The stuff of spy novels? IP attorney dives into submarine trademark filings to impede top-secret business ventures from surfacing

 In an era of widespread access to information, business secrecy has become an utmost priority for companies—but also a near impossibility, according to Julie A. Greenberg, a partner at intellectual property specialty law firm Fishman Stewart PLLC.  This has proven particularly true for new ventures—especially those hatched by the closely-watched giants such as Disney and Google, who go to great lengths to guard their intellectual capital and brand launches. With confidentiality at a premium, Greenberg explains an effective strategy in her IP arsenal to help clients keep things under wraps: ‘submarine’ trademark filings.

“One common leak in the secrecy of a startup happens upon filing for a new trademark registration for the trademark intended to be used for the confidential venture,” Greenberg said. “For example, the bombshell reveal of Ivanka Trump’s Chinese trademark application shows the extent that trademark snoops will go to scour new trademark application filings for a market scoop. Facebook went the extra mile to surprise us with its announcement of the new name META and likewise for Google and its announcement of Alphabet.”

In the United States, as well as in most jurisdictions, guarding the secret brand is extremely important because being the first to use or the first to file a trademark application ensures the right to obtain exclusive rights to the trademark through a trademark registration.

“Being number one is make-or-break; a leak could prove disastrous if a mole discovers the plan and gets to that trademark first,” Greenberg said. “However, an increasingly-used approach to thwart detection is through submarine trademark filings.”
The first step to applying for these stealthy trademarks begins in a relatively obscure country—one which does not make its trademark filings easily public or searchable—such as Jamaica, Lichtenstein and Honduras.

Once the trademark application has been filed in the “obscure” foreign country, step two involves the filer capitalizing on the provisions of the Paris Convention. This longstanding international treaty holds that any trademark application filed in a member country, may be filed within six months in any other member country as a “priority” application—thereby receiving the earlier filing date under the treaty.

“This was the tactic used before Cleveland’s MLB baseball team announced its name change from the Cleveland Indians to the Cleveland Guardians.  Likewise, Zynga was able to keep its filing for its game launch of GIFs Against Friends top secret by filing in Trinidad and Tobago months before filing in the U.S.,” Greenberg said.

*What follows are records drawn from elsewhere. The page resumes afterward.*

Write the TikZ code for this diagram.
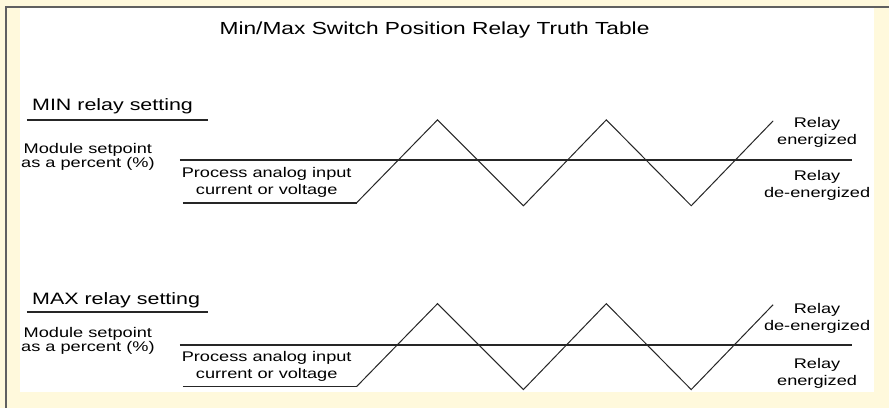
\documentclass[tikz,border=0pt]{standalone}
\usepackage{fontspec}
\setmainfont[FakeStretch=1.3]{Liberation Sans}
\definecolor{paper}{RGB}{255,249,220}
\definecolor{frameline}{RGB}{96,96,96}
\tikzset{
  lbl/.style={inner sep=0pt, align=center, anchor=base, font=\fontsize{14}{17}\selectfont},
  tight/.style={font=\fontsize{14}{14}\selectfont},
  head/.style={inner sep=0pt, anchor=base west, font=\fontsize{16.5}{20}\selectfont},
  title/.style={inner sep=0pt, anchor=base, font=\fontsize{17.5}{20}\selectfont},
  rule/.style={line width=1.8pt, black!85},
  wave/.style={line width=1pt, black!85, line join=miter}
}
\begin{document}
\begin{tikzpicture}[x=1pt, y=-1pt]
    \fill[paper] (0,0) rectangle (890,408);
    \fill[white] (20,8) rectangle (875,392);
    \draw[frameline, line width=2pt] (6,408) -- (6,7) -- (890,7);
    \useasboundingbox (0,0) rectangle (890,408);

    \node[title] (ttl) at (435,35) {Min/Max Switch Position Relay Truth Table};

    % MIN relay setting
    \node[head] (minhd) at (32,111) {MIN relay setting};
    \coordinate (minul1) at (27,120);
    \coordinate (minul2) at (208,120);
    \draw[rule] (minul1) -- (minul2);

    \node[lbl, tight] (minsp) at (88,168) {Module setpoint\\as a percent (\%)};
    \node[lbl] (minpv) at (267,195) {Process analog input\\current or voltage};
    \coordinate (minsp1) at (180,160);
    \coordinate (minsp2) at (853,160);
    \draw[rule] (minsp1) -- (minsp2);

    \coordinate (minpv1) at (183,203);
    \coordinate (minw0) at (357,203);
    \coordinate (minw1) at (438,120);
    \coordinate (minw2) at (524,206);
    \coordinate (minw3) at (607,120);
    \coordinate (minw4) at (692,206);
    \coordinate (minw5) at (774,121);
    \draw[rule] (minpv1) -- (minw0);
    \draw[wave] (minw0) -- (minw1) -- (minw2) -- (minw3) -- (minw4) -- (minw5);

    \node[lbl] (minon)  at (818,145) {Relay\\energized};
    \node[lbl] (minoff) at (818,198) {Relay\\de-energized};

    % MAX relay setting
    \node[head] (maxhd) at (32,305) {MAX relay setting};
    \coordinate (maxul1) at (27,312);
    \coordinate (maxul2) at (208,312);
    \draw[rule] (maxul1) -- (maxul2);

    \node[lbl, tight] (maxsp) at (88,352) {Module setpoint\\as a percent (\%)};
    \node[lbl] (maxpv) at (267,379) {Process analog input\\current or voltage};
    \coordinate (maxsp1) at (180,345);
    \coordinate (maxsp2) at (853,345);
    \draw[rule] (maxsp1) -- (maxsp2);

    \coordinate (maxpv1) at (183,387);
    \coordinate (maxw0) at (357,387);
    \coordinate (maxw1) at (438,304);
    \coordinate (maxw2) at (524,390);
    \coordinate (maxw3) at (607,304);
    \coordinate (maxw4) at (692,390);
    \coordinate (maxw5) at (774,305);
    \draw[rule] (maxpv1) -- (maxw0);
    \draw[wave] (maxw0) -- (maxw1) -- (maxw2) -- (maxw3) -- (maxw4) -- (maxw5);

    \node[lbl] (maxoff) at (818,331) {Relay\\de-energized};
    \node[lbl] (maxon)  at (818,386) {Relay\\energized};
\end{tikzpicture}
\end{document}
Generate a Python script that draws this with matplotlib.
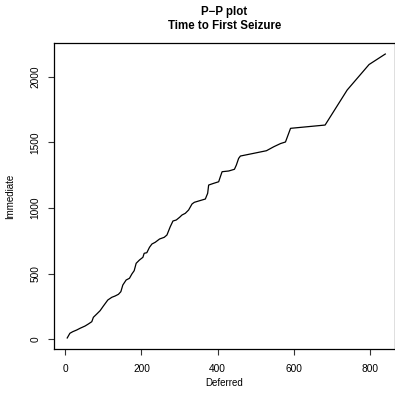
import matplotlib
matplotlib.use("Agg")
import matplotlib.pyplot as plt

deferred = [5, 12, 19.5, 30, 38.7, 51.8, 60.5, 69.5, 73.7, 82.6, 91.3, 100, 111.6,
            122.1, 130.8, 139.5, 145.8, 151, 159.7, 168.4, 174.7, 180.8, 186, 194.7,
            203.7, 207, 214, 221, 227.4, 236, 247.4, 259.7, 266.8, 275.5, 282.6, 291.3,
            300, 306.3, 315, 323.7, 332.6, 338.7, 350, 367.6, 373.7, 376.3, 389.5, 402.6,
            407, 411.6, 429, 444, 449, 455, 459.7, 494.7, 528, 547.4, 565, 578, 591.3,
            682, 740, 797.4, 840]
immediate = [10, 45.7, 57.9, 70.8, 83.8, 101, 116.5, 134, 167.6, 192.7, 217.8, 253.6,
             299.3, 319.9, 329.8, 342.7, 362.5, 413.5, 451.6, 464.6, 497.3, 522.5, 578.8,
             604, 624.5, 655, 659.6, 700.7, 725.8, 738.8, 763.9, 776.8, 794.4, 857.6, 901,
             908.7, 929.2, 946.7, 959.6, 984.8, 1030.5, 1043.4, 1053.3, 1068.5, 1112, 1175,
             1188, 1200, 1238, 1276.5, 1282, 1295, 1327, 1378, 1396, 1416.6, 1436.4,
             1466.9, 1491, 1503, 1607, 1632, 1899, 2093, 2173]
xticks = [0, 200, 400, 600, 800]
yticks = [0, 500, 1000, 1500, 2000]

plt.rcParams['font.family'] = ['Liberation Sans', 'DejaVu Sans']
fig = plt.figure(figsize=(3.95, 3.96), dpi=100)
W, H = 395, 396
ax = fig.add_axes([54 / W, (H - 349) / H, (394.8 - 54) / W, (349 - 43) / H])
ax.plot(deferred, immediate, color='black', lw=0.9)

ax.set_xlim(-29.7, 865)
ax.set_ylim(-74, 2257)
ax.set_xticks(xticks)
ax.set_yticks(yticks)
ax.set_xticklabels([str(t) for t in xticks], fontsize=7.3)
ax.set_yticklabels([str(t) for t in yticks], fontsize=7.3, rotation=90, va='center')
ax.tick_params(direction='out', length=4.3, width=0.8, color='#333333')
ax.tick_params(axis='x', pad=6.5)
ax.tick_params(axis='y', pad=5.5)
for s in ax.spines.values():
    s.set_linewidth(0.9)

fig.text(0.5 * (54 + 394.8) / W + 0.0, 1 - 12 / H, "P\u2212P plot", ha='center', va='center',
         fontsize=8.3, fontweight='bold')
fig.text(0.5 * (54 + 394.8) / W, 1 - 26 / H, "Time to First Seizure", ha='center', va='center',
         fontsize=8.3, fontweight='bold')
fig.text(0.5 * (54 + 394.8) / W, 1 - 383 / H, "Deferred", ha='center', va='center', fontsize=7)
fig.text(10 / W, 1 - 196 / H, "Immediate", ha='center', va='center', fontsize=7, rotation=90)

fig.savefig("out.png", dpi=100)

This submarine approach lets applicants stay ahead of the game with six undetectable months after initial trademark filing before they can be discovered by market spies.

“Six months is enough of a head start to remain off the radars of would-be copycats and safeguard that confidential venture,” Greenberg said.


Julie Greenberg is a partner at Fishman Stewart. She has more than 30 years of experience in intellectual property protection for clients, focusing on worldwide trademark prosecution and protection. She also works closely with colleagues in protecting clients’ patentable assets.
Much of her career has involved federal court litigation with extensive experience in obtaining preliminary injunctive relief. She is passionate about protecting and defending her clients’ valuable trademarks and copyrights at all levels, including in infringement matters worldwide, and in particular at the United States Patent and Trademark Office (USPTO) and the Trademark Trial and Appeal Board..
Greenberg earned her J.D. from the University of Michigan Law School, and her B.S. in Chemistry, with distinction, from the University of Michigan.
She is a member of the International Trademark Association (INTA), Intellectual Property Law Section of the Michigan Bar Association, Federal Bar Association, Michigan Intellectual Property Law Association (MIPLA), and American Bar Association (ABA).